TimothyFarrar
Regular
It's not possible with the current generation hardware. Try traversing a linked list on GPU and CPU. There's a huge performance difference.
It sure is possible on current GPU hardware, and you would not use a linked list (a linked list is a painfully bad data structure for coherency and parallel processing on the CPU as well).
Programming for a GPU is the same as programming for a cluster. It's all mature, but the hardware is slightly different.
No it is quite different. Programming a cluster is typically all about message passing and limiting latency (network bottleneck). GPU programming currently (at least single GPU) doesn't involve any exposed network message passing.
Synchronization is anathema to these architectures, period.
The problem of synchronization is larger in the CPU space do to how the operating systems schedule threads. If you need a real example of this, think about the typical latency of threaded job result usage in games (latency is large to avoid stalling at sync points were dependent results are needed from asynchronous job invocations). This latency for some developers is an entire game frame (id for example). Others have more dependent operations happening in one frame, however nothing even close to the number of dependent draw calls you can issue on the GPU in a given frame.
The only difference is that said systems were expensive and rare, hence fewer programmers.
And as being so expensive and rare, their use was towards solving a tiny subset of easy-to-parallelize problems.
My point here is simple, when provided with two different tools to solve similar problem, for example a lock pick and a sledge hammer attempting to break through a door, you wouldn't attempt to use the pick like a sledge hammer, nor a sledge hammer like a lock pick.

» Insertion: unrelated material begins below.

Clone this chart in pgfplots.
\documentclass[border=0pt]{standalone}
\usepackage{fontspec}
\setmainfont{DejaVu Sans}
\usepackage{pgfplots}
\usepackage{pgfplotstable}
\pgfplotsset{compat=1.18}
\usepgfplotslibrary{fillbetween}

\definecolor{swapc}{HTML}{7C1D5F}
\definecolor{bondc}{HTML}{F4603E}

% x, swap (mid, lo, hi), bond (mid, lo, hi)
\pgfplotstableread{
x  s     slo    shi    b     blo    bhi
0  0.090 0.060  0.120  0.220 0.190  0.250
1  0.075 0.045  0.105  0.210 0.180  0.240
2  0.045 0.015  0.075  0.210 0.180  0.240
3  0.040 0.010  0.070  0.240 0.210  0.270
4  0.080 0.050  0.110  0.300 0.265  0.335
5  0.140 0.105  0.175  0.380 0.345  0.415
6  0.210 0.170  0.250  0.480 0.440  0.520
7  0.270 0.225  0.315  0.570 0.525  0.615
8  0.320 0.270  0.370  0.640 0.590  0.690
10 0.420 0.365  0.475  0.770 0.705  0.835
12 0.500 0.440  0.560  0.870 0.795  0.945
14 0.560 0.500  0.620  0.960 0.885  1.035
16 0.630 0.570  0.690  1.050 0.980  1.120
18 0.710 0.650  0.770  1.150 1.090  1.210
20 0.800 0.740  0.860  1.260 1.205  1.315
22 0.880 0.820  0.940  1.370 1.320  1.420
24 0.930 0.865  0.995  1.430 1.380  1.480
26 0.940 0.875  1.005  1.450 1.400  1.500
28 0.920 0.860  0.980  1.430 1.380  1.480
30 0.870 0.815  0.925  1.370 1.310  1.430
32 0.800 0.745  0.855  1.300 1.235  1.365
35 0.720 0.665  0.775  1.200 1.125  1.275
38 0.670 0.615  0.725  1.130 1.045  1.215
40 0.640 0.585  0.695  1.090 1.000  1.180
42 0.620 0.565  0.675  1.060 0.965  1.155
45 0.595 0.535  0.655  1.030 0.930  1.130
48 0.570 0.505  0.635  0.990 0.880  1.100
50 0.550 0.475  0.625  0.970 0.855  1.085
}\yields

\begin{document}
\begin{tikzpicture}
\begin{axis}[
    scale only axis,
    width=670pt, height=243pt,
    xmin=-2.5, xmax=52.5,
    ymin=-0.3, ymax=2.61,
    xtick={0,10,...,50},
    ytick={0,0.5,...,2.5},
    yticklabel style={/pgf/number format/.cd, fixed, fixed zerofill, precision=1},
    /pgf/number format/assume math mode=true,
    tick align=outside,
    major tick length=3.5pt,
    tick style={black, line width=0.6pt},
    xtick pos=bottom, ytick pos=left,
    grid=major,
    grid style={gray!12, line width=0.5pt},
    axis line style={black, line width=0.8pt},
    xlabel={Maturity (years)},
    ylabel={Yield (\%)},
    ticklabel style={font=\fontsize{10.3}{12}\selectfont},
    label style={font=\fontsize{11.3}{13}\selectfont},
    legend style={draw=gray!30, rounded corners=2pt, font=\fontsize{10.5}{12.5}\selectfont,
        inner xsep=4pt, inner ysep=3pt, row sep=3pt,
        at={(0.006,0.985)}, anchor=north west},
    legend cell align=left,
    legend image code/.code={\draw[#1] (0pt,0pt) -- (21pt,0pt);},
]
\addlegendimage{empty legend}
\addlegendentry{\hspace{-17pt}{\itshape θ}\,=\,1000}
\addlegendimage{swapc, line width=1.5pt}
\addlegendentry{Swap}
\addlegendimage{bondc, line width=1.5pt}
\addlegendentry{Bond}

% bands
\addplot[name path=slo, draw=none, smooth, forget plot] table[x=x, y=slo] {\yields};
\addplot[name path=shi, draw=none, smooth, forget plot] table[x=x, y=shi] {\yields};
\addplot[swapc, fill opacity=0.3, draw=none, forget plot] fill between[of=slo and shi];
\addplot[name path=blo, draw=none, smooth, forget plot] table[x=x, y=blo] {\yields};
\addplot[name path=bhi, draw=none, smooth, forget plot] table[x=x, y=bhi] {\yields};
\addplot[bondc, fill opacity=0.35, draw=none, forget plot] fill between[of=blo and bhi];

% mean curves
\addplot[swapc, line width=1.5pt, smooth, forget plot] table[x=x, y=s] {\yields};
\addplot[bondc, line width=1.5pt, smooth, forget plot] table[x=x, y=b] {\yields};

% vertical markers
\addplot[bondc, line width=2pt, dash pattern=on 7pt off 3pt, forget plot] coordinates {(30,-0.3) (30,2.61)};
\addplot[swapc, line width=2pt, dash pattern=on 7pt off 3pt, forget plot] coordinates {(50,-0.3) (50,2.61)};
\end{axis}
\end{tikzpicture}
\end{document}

Both however can be used successfully to solve the problem.
People often only think of using simple serial problem solving techniques (like linked lists for example) to solve problems, when in-fact there is a large expanse of solutions to problems. It isn't hard to see the connection here when you think about how your "general purpose" C/C++ program is in-fact running on a statically defined rigid highly parallel connection of transistors known as a CPU...